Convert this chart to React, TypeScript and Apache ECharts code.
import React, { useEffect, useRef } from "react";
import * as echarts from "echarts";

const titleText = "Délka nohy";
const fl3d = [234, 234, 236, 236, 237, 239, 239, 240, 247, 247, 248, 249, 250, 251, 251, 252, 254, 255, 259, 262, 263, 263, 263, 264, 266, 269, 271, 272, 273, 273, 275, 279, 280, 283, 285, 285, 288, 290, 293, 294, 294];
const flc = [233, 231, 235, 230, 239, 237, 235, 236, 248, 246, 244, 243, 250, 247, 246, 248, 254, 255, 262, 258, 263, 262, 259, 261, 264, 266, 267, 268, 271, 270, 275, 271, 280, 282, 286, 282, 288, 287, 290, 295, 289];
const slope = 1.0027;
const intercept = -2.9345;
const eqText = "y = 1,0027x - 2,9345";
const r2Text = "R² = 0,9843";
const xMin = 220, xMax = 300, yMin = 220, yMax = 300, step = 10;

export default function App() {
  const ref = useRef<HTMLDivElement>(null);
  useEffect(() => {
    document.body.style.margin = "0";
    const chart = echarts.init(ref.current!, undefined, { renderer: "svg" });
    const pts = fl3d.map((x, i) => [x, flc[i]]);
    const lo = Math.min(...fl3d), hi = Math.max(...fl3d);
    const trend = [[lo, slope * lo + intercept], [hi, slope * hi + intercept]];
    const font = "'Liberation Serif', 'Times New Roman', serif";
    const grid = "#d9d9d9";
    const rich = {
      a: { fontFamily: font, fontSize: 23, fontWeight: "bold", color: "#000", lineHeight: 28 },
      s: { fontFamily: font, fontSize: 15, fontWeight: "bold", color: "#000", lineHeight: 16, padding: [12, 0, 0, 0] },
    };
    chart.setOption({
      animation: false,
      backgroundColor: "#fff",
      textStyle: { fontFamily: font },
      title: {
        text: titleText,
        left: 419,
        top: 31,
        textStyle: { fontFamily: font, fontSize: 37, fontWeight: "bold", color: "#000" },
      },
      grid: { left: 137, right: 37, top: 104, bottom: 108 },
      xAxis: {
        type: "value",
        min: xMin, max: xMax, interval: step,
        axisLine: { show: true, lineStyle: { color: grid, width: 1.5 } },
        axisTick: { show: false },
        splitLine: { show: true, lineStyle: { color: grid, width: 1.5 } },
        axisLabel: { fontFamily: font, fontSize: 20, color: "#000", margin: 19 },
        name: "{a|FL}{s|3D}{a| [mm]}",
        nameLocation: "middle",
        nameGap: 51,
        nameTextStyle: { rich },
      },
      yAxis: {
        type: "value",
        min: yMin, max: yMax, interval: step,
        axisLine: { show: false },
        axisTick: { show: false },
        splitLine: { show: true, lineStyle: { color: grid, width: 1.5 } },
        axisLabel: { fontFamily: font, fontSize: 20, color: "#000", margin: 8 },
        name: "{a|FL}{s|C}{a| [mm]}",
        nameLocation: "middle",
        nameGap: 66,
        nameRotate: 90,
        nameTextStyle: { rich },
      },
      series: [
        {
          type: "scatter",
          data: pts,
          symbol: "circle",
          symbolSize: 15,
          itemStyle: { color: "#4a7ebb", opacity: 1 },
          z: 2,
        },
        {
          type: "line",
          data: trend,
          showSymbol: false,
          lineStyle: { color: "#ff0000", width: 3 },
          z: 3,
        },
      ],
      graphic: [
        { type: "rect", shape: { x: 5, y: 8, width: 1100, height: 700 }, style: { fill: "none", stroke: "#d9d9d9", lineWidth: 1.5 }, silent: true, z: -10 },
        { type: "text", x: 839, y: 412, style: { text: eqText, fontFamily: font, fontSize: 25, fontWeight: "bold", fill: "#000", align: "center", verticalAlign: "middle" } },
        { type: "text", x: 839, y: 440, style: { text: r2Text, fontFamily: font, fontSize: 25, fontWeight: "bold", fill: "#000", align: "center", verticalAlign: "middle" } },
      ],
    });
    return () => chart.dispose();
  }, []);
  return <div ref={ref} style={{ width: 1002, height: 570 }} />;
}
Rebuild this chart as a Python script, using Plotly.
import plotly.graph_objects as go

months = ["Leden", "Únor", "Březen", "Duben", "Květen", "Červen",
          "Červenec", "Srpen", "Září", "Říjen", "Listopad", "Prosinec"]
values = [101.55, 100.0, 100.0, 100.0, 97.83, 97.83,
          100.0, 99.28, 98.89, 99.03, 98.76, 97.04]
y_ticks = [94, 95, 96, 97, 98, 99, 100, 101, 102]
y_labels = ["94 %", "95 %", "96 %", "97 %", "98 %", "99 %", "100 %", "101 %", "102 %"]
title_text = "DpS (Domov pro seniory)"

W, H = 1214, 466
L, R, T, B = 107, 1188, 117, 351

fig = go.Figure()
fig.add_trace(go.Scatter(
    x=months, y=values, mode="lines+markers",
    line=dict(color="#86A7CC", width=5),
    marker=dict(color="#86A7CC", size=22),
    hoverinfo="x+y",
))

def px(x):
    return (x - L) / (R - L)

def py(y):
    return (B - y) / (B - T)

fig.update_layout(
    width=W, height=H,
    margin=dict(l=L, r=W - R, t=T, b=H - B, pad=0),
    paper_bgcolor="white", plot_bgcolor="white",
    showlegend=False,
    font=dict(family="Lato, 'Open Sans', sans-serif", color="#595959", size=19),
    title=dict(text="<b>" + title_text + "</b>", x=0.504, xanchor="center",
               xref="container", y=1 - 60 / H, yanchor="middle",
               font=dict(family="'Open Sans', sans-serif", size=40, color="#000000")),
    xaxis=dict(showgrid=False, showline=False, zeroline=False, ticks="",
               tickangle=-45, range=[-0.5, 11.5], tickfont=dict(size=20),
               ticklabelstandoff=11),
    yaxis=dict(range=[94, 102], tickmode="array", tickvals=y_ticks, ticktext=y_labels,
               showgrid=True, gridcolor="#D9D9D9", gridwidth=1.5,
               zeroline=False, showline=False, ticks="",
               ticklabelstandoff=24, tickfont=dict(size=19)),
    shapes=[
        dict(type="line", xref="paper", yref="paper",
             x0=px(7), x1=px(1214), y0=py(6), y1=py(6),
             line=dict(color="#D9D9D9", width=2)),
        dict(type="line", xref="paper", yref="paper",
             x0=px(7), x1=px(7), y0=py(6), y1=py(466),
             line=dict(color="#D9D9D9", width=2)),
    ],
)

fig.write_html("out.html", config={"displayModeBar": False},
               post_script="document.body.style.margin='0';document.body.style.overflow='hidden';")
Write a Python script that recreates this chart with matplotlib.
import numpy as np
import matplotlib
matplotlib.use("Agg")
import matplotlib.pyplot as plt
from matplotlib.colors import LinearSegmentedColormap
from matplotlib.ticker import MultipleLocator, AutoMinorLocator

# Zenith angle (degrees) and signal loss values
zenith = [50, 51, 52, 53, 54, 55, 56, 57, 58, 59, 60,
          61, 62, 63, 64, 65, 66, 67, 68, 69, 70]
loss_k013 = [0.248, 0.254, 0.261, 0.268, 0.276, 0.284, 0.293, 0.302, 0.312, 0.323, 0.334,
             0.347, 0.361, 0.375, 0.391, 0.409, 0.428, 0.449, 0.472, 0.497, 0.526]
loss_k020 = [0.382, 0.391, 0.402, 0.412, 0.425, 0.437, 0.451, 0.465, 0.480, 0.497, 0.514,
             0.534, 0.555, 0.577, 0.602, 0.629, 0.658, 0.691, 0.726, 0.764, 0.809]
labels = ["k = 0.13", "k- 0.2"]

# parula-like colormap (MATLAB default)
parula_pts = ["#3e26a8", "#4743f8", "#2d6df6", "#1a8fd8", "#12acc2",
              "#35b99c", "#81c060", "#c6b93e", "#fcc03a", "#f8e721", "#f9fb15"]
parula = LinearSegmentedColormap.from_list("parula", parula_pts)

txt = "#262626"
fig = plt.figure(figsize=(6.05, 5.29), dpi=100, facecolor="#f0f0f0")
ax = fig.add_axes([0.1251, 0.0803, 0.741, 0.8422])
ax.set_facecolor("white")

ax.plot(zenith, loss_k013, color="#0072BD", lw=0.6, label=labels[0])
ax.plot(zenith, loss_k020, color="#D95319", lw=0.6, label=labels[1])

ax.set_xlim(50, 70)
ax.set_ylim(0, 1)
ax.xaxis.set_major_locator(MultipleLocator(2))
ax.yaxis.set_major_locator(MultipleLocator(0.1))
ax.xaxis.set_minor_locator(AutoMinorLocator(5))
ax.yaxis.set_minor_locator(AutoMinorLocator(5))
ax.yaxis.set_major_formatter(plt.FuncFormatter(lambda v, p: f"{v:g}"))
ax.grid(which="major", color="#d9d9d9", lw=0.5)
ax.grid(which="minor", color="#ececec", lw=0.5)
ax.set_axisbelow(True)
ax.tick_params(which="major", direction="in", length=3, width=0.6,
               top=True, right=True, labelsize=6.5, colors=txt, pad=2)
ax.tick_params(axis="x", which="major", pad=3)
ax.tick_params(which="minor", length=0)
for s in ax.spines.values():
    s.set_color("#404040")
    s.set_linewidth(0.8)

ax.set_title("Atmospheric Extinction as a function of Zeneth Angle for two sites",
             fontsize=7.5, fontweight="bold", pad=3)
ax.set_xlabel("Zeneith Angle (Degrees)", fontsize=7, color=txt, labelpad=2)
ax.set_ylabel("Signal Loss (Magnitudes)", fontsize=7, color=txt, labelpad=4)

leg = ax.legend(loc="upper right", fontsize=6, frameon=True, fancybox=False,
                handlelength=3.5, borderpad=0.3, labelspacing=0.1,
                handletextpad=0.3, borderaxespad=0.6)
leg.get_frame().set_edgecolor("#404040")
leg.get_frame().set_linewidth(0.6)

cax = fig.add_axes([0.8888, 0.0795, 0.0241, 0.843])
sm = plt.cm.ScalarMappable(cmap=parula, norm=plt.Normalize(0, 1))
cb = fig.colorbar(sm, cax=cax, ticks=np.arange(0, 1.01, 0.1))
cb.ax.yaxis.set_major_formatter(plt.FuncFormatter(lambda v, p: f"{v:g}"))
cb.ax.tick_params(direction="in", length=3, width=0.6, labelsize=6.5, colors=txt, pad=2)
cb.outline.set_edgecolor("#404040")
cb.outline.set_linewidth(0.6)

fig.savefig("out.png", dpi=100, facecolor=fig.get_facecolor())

--------

What the task requires: Starting at the first line of the material above, reproduce each line exactly up to and including the line with "import * as".

Written response:
Convert this chart to React, TypeScript and Apache ECharts code.
import React, { useEffect, useRef } from "react";
import * as echarts from "echarts";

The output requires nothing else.